Better gadget battery-level readouts in pipeline
'Sh*t, it said full just now' - a cry of the past?
You know the way your phone shows a full battery for ages and ages, then as soon as you make or take a call it throws a double six and shuts down? Or the way your mp3 player drops towards empty while playing, then suddenly climbs up to almost-full again as soon as you press stop?
Annoying, isn't it? But, according to a report in MIT's Technology Review, such irritations could be a thing of the past soon.
Current devices suffer from misleading battery energy readouts because they typically measure only voltage. But batteries' output voltage drops when more load is put on them, which is the reason for the sudden plunge on taking calls - even though, in fact, it's unlikely that energy is being depleted so fast.
Furthermore, the voltage behaviour of a battery changes as it ages, which can lead power-management software to erroneously decide that there is no power available much too soon. In many cases, devices shut down well before they need to, and batteries with useful service life remaining get discarded.
"You can lose 30 percent of the energy in a battery simply because the device shuts itself down too early," according to Texas Instruments' engineers.
But the TI battery boffins reckon they've got the answer. The firm has produced a new battery-monitoring chip that measures impedance as well as voltage, allowing a more accurate assessment. The TI designers reckon their kit can tell within 1% just how much energy remains, perhaps allowing an increase in useable capacity of 50 or even 100% - dependant on power-management configuration, of course. The chip can be put in a device such as a smartphone, or in the battery pack itself.
According to TI, their new gear would allow a phone to tell users exactly how much talk or standby time was left, perhaps down to the minute.
An alternative approach is to measure current as well as voltage, which allows actual energy use to be monitored in real time. Provided the system has a good idea of how much energy was there to begin with, it will know how much remains.
Such voltage-and-current systems are under development by Motorola, among others. They would, however, need to be combined with an accurate model of battery-ageing behaviour to work properly, especially if the battery was charged up without being connected to the chip.
The Tech Review piece is here.®
who uses NiCd batteries?
Just how many devices use Ni-Cads these days? Manufacturers have gone over to Li-Ion mainly fpr safety reasons but also for density reasons (and possibly for replacement battery sales!)
Most devices use Li-Ion or NiMH. These have very different characteristics.
The biggest is that of internal resistance. This gets larger with age (and temperature) and is a big problem in high current applications such as laptops. They have no memory effect.
Even though an old Li-Ion battery is fully charged, it cannot deliver enough current due to high internal resistance. This gives very misleading results for remaining time and is a big problem for laptop smart batteries that are over a year old.

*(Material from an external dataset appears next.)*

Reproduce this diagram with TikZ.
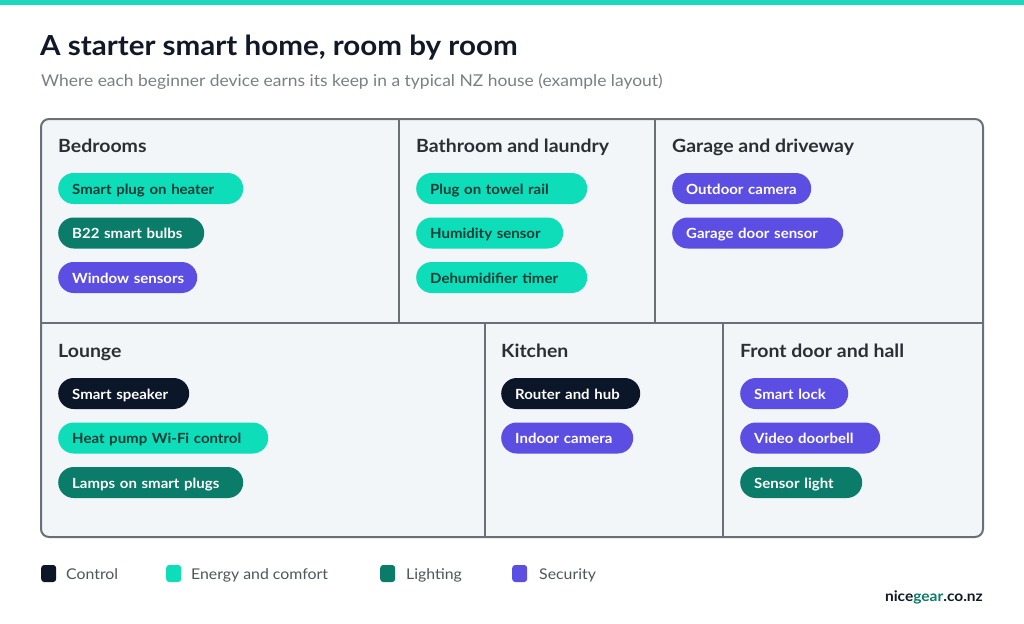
\documentclass[tikz,border=0pt]{standalone}
\usepackage{fontspec}
\setmainfont{Lato}
\newfontfamily\widefont{Lato}[FakeStretch=1.07]
\definecolor{ctrl}{HTML}{0B1628}
\definecolor{energy}{HTML}{0DDDB9}
\definecolor{light}{HTML}{0A7C69}
\definecolor{secu}{HTML}{5C4EE2}
\definecolor{topbar}{HTML}{1ED8BB}
\definecolor{cellbg}{HTML}{F2F6F8}
\definecolor{frame}{HTML}{6A7075}
\definecolor{titlec}{HTML}{111827}
\definecolor{roomc}{HTML}{2B2F33}
\definecolor{subc}{HTML}{7A7F85}
\definecolor{legc}{HTML}{50555A}
\definecolor{energytxt}{HTML}{123B36}
\tikzset{
  pill/.style={anchor=west, rounded corners=15.5pt, minimum height=31pt, inner xsep=14pt, inner ysep=0pt,
     text height=14pt, text depth=3pt, align=left, font=\widefont\fontsize{14}{16}\selectfont\bfseries},
  pctrl/.style={pill, fill=ctrl, text=white},
  penergy/.style={pill, fill=energy, text=energytxt},
  plight/.style={pill, fill=light, text=white},
  psecu/.style={pill, fill=secu, text=white},
  roomtitle/.style={anchor=base west, inner sep=0pt, text=roomc, font=\widefont\fontsize{18.2}{20}\selectfont\bfseries},
  cellline/.style={draw=frame, line width=1.2pt},
  legbox/.style={fill=#1, rounded corners=3pt, minimum width=15pt, minimum height=17pt, inner sep=0pt, anchor=west},
  legtext/.style={anchor=base west, inner sep=0pt, text=legc, font=\widefont\fontsize{14.8}{16}\selectfont},
}
\begin{document}
\begin{tikzpicture}[x=1pt,y=-1pt]
\useasboundingbox (0,0) rectangle (1024,623);
\fill[white] (0,0) rectangle (1024,623);
\fill[topbar] (0,0) rectangle (1024,5);
% titles
\node[anchor=base west, inner sep=0pt, text=titlec, font=\widefont\fontsize{27.6}{30}\selectfont\bfseries] (title) at (40,56) {A starter smart home, room by room};
\node[anchor=base west, inner sep=0pt, text=subc, font=\widefont\fontsize{16.3}{19}\selectfont] (subtitle) at (41,87) {Where each beginner device earns its keep in a typical NZ house (example layout)};
% plan
\fill[cellbg, rounded corners=8pt] (41,119) rectangle (983,537);
\draw[cellline] (399,119) -- (399,323);
\draw[cellline] (655,119) -- (655,323);
\draw[cellline] (41,323) -- (983,323);
\draw[cellline] (485,323) -- (485,537);
\draw[cellline] (723,323) -- (723,537);
\draw[draw=frame, line width=2pt, rounded corners=8pt] (41,119) rectangle (983,537);
% Bedrooms
\node[roomtitle] (bed) at (58,152) {Bedrooms};
\node[penergy, text width=157pt] (b1) at (58,188.5) {\mbox{Smart plug on heater}};
\node[plight, text width=118pt] (b2) at (58,233) {\mbox{B22 smart bulbs}};
\node[psecu, text width=111pt] (b3) at (58,277.5) {\mbox{Window sensors}};
% Bathroom
\node[roomtitle] (bath) at (416,152) {Bathroom and laundry};
\node[penergy, text width=143pt] (t1) at (416,188.5) {\mbox{Plug on towel rail}};
\node[penergy, text width=119pt] (t2) at (416,233) {\mbox{Humidity sensor}};
\node[penergy, text width=143pt] (t3) at (416,277.5) {\mbox{Dehumidifier timer}};
% Garage
\node[roomtitle] (gar) at (672,152) {Garage and driveway};
\node[psecu, text width=111pt] (g1) at (672,188.5) {\mbox{Outdoor camera}};
\node[psecu, text width=143pt] (g2) at (672,233) {\mbox{Garage door sensor}};
% Lounge
\node[roomtitle] (lou) at (58,357.5) {Lounge};
\node[pctrl, text width=103pt] (l1) at (58,393.5) {\mbox{Smart speaker}};
\node[penergy, text width=182pt] (l2) at (58,438) {\mbox{Heat pump Wi-Fi control}};
\node[plight, text width=157pt] (l3) at (58,482.5) {\mbox{Lamps on smart plugs}};
% Kitchen
\node[roomtitle] (kit) at (501,357.5) {Kitchen};
\node[pctrl, text width=111pt] (k1) at (501,393.5) {\mbox{Router and hub}};
\node[psecu, text width=104pt] (k2) at (501,438) {\mbox{Indoor camera}};
% Front door
\node[roomtitle] (fro) at (740,357.5) {Front door and hall};
\node[psecu, text width=80pt] (f1) at (740,393.5) {\mbox{Smart lock}};
\node[psecu, text width=112pt] (f2) at (740,438) {\mbox{Video doorbell}};
\node[plight, text width=94pt] (f3) at (740,482.5) {\mbox{Sensor light}};
% legend
\node[legbox=ctrl] (lc) at (41,573.5) {};
\node[legtext] (lct) at (66,579) {Control};
\node[legbox=energy] (le) at (166,573.5) {};
\node[legtext] (let) at (191,579) {Energy and comfort};
\node[legbox=light] (ll) at (380,573.5) {};
\node[legtext] (llt) at (406,579) {Lighting};
\node[legbox=secu] (ls) at (512,573.5) {};
\node[legtext] (lst) at (539,579) {Security};
\node[anchor=base east, inner sep=0pt, text=titlec, font=\widefont\fontsize{14.5}{15}\selectfont\bfseries] (brand) at (983,601) {nice\textcolor{light}{gear}.co.nz};
\end{tikzpicture}
\end{document}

"A phone won't ever get as close as a phillips." Not even a Motorola Razor?
laptops and mobiles
Battery indication reliability isn’t so much of a problem for laptops/camcorders as it is for mobiles or MP3 players. The former don’t have significantly fluctuating loads, but the latter do (paused, display lamps off, not in a call). Hence a typical charge remaining indicator can easily be fooled when employed in those devices, but they are working in favourable conditions when used for laptops/camcorders so here they are of course more reliable.
The better indicators store the previous loaded voltage level so you are not fooled by the EMF when you first activate the device.
I wonder if this new system will give an accurate assessment of remaining charge without itself significantly draining the battery – well you can’t measure the impedance without taking current.
Hm... at least my HP Pavilion laptop battery suffered from the same evil, my solution was to use Linux, as Windows Power management would insist on shutting down at 5% no matter what I put on the settings. Which sucked when the battery started to die on me: I had about half an hour of actual charge, but XP insisted on hibernating.
Of course, now that charge is in the order of 10 minutes ... or less. APIC shows me only two values: 100% or 0%.
Getting the power chip to measure Impedance of the battery is not new. My company has been developing a battery powered device with one of these chips for at least a year now.
It can also detect the type of battery attached and adjust the battery charging cycle accordingly. So it can take alkaline, ni-cad ni-mh, etc.
The technology is there and available for hardware developers, if only they'd use it.